── Material ──

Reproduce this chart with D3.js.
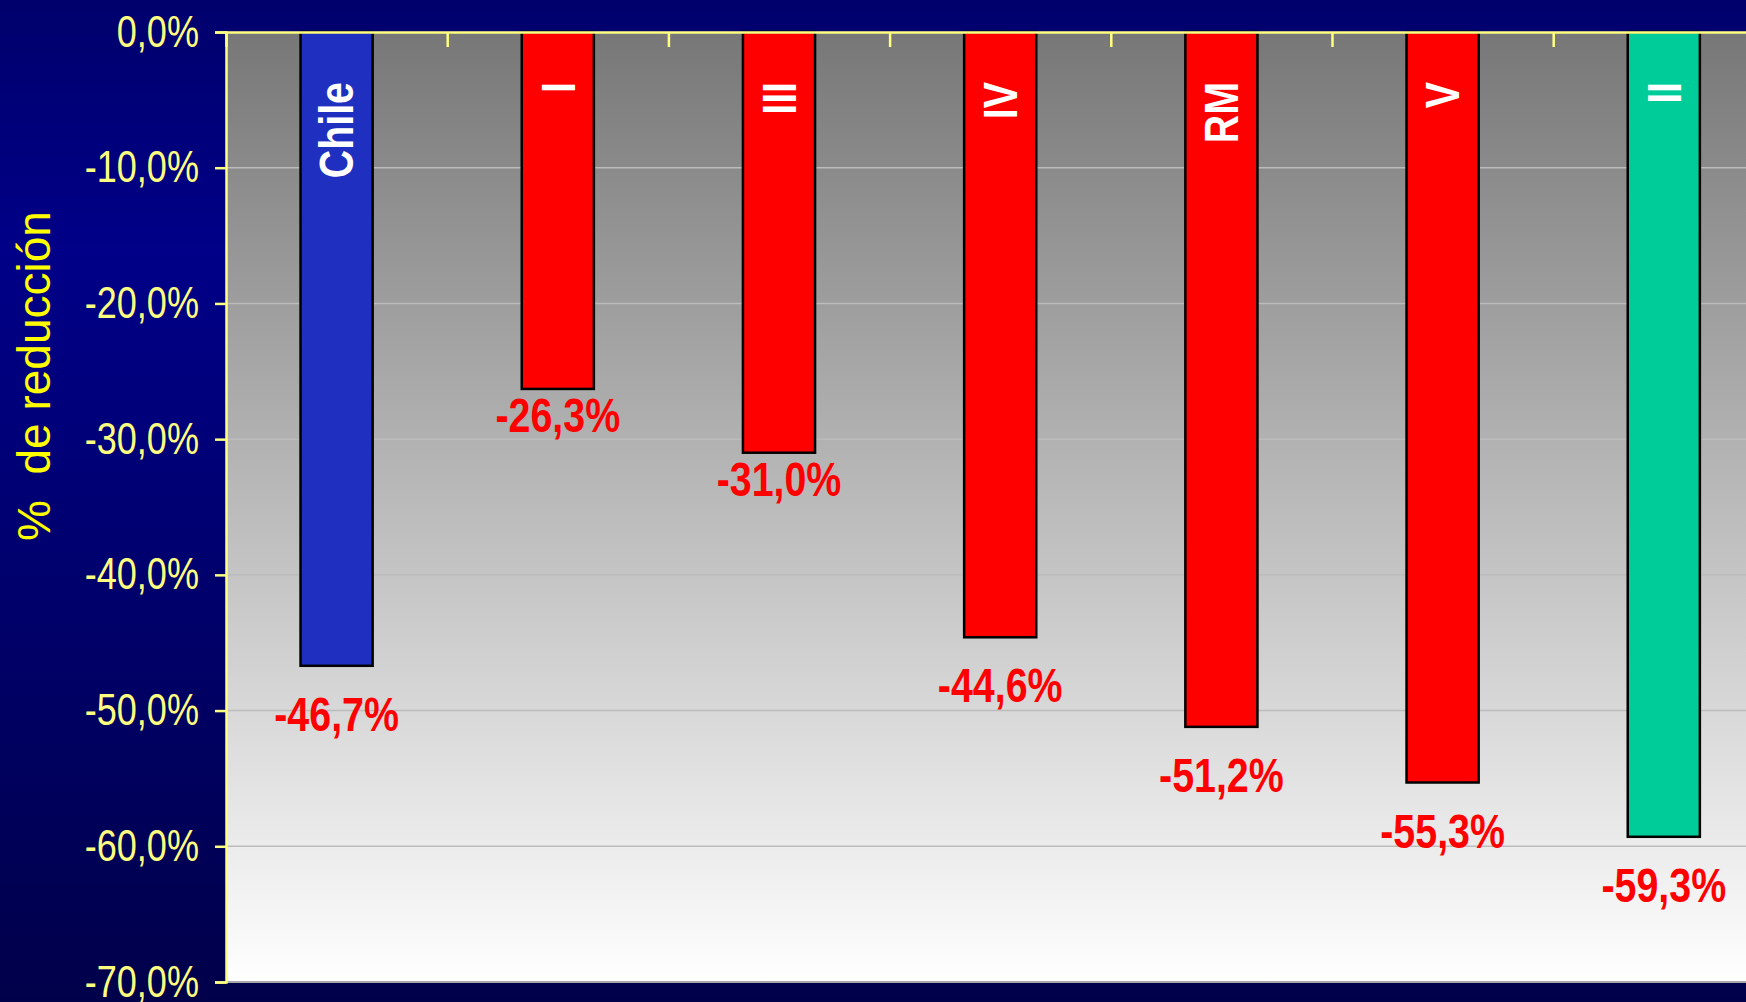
<!DOCTYPE html>
<html>
<head>
<meta charset="utf-8">
<script src="https://cdn.jsdelivr.net/npm/d3@7"></script>
<style>
  html, body { margin: 0; padding: 0; background: #000070; }
  svg { display: block; }
</style>
</head>
<body>
<svg id="chart" width="1746" height="1002"></svg>
<script>
// Data
const regions = ["Chile", "I", "III", "IV", "RM", "V", "II"];
const reductions = [-46.7, -26.3, -31.0, -44.6, -51.2, -55.3, -59.3];
const barColors = ["#1f2fbf", "#ff0000", "#ff0000", "#ff0000", "#ff0000", "#ff0000", "#00cc99"];
const yTicks = [0, -10, -20, -30, -40, -50, -60, -70];

const svg = d3.select("#chart");
const W = 1746, H = 1002;
const margin = { top: 32, left: 226 };
const plotH = 950;
const step = 221.2;
const plotW = step * regions.length;

// no narrow font installed, so squeeze Liberation Sans horizontally
const font = "'Liberation Sans', Arial, sans-serif";
const squeeze = 0.82;
const pct = d => d3.format(".1f")(d).replace("−", "-").replace(".", ",") + "%";

// a couple of labels sit closer to their bars in the original
const labelGap = 65;
const labelNudge = { "I": -22, "III": -22 };

// Background gradients
const defs = svg.append("defs");
const bg = defs.append("linearGradient").attr("id", "bg")
    .attr("x1", 0).attr("y1", 0).attr("x2", 0).attr("y2", 1);
bg.append("stop").attr("offset", "0%").attr("stop-color", "#00006c");
bg.append("stop").attr("offset", "25%").attr("stop-color", "#000088");
bg.append("stop").attr("offset", "100%").attr("stop-color", "#00004a");

const pg = defs.append("linearGradient").attr("id", "plotbg")
    .attr("x1", 0).attr("y1", 0).attr("x2", 0).attr("y2", 1);
pg.append("stop").attr("offset", "0%").attr("stop-color", "#777777");
pg.append("stop").attr("offset", "100%").attr("stop-color", "#ffffff");

svg.append("rect").attr("width", W).attr("height", H).attr("fill", "url(#bg)");

const chart = svg.append("g")
    .attr("transform", `translate(${margin.left},${margin.top})`);

chart.append("rect")
    .attr("width", plotW).attr("height", plotH)
    .attr("fill", "url(#plotbg)");

// Scales
const x = d3.scaleBand()
    .domain(regions)
    .range([0, plotW])
    .paddingInner(0.674)
    .paddingOuter(0.337);

const y = d3.scaleLinear()
    .domain([0, -70])
    .range([0, plotH]);

// Gridlines
chart.append("g")
    .selectAll("line")
    .data(yTicks.filter(d => d !== 0 && d !== -70))
    .join("line")
    .attr("x1", 0).attr("x2", plotW)
    .attr("y1", d => y(d)).attr("y2", d => y(d))
    .attr("stroke", "#bcbcbc")
    .attr("stroke-width", 1.5);

// bottom border
chart.append("line")
    .attr("x1", 0).attr("x2", plotW)
    .attr("y1", plotH).attr("y2", plotH)
    .attr("stroke", "#a8a8a8").attr("stroke-width", 2);

// Bars
chart.selectAll(".bar")
    .data(regions)
    .join("rect")
    .attr("class", "bar")
    .attr("x", d => x(d))
    .attr("y", 0)
    .attr("width", x.bandwidth())
    .attr("height", (d, i) => y(reductions[i]))
    .attr("fill", (d, i) => barColors[i])
    .attr("stroke", "#000")
    .attr("stroke-width", 2.5);

// Region names inside bars
chart.selectAll(".name")
    .data(regions)
    .join("text")
    .attr("class", "name")
    .attr("transform", d => `translate(${x(d) + x.bandwidth() / 2},50) rotate(-90) scale(${squeeze},1)`)
    .attr("dy", "0.35em")
    .attr("text-anchor", "end")
    .attr("fill", "#fff")
    .style("font-family", font)
    .style("font-weight", "bold")
    .style("font-size", "48px")
    .text(d => d);

// Value labels
chart.selectAll(".val")
    .data(regions)
    .join("text")
    .attr("class", "val")
    .attr("transform", (d, i) => {
        const ly = y(reductions[i]) + labelGap + (labelNudge[d] || 0);
        return `translate(${x(d) + x.bandwidth() / 2},${ly}) scale(${squeeze},1)`;
    })
    .attr("text-anchor", "middle")
    .attr("fill", "#ff0000")
    .style("font-family", font)
    .style("font-weight", "bold")
    .style("font-size", "48px")
    .text((d, i) => pct(reductions[i]));

// Top axis (value 0) with ticks between categories
const xi = d3.scaleLinear().domain([0, regions.length]).range([0, plotW]);
const xAxis = chart.append("g")
    .call(d3.axisTop(xi).tickValues(d3.range(1, regions.length)).tickSize(-15).tickFormat(""));
xAxis.select(".domain").attr("stroke", "#ffff80").attr("stroke-width", 2.5);
xAxis.selectAll(".tick line").attr("stroke", "#ffff80").attr("stroke-width", 2.5);

// Left axis
const yAxis = chart.append("g")
    .call(d3.axisLeft(y).tickValues(yTicks).tickSize(11).tickPadding(16).tickFormat(pct));
yAxis.select(".domain").attr("stroke", "#ffff80").attr("stroke-width", 2.5);
yAxis.selectAll(".tick line").attr("stroke", "#ffff80").attr("stroke-width", 2.5);
yAxis.selectAll(".tick text")
    .attr("x", 0)
    .attr("transform", `translate(-27,0) scale(${squeeze},1)`)
    .attr("fill", "#ffff80")
    .attr("dy", "0.32em")
    .style("font-family", font)
    .style("font-size", "44px");

// Axis title
svg.append("text")
    .attr("transform", "translate(50,376) rotate(-90)")
    .attr("text-anchor", "middle")
    .attr("fill", "#ffff00")
    .style("font-family", font)
    .style("font-size", "46px")
    .style("white-space", "pre")
    .text("%  de reducción");
</script>
</body>
</html>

───

**Requirements**.
Lines that include the word "with" are to be extracted from the data above.

**Written solution**.
Reproduce this chart with D3.js.
// Top axis (value 0) with ticks between categories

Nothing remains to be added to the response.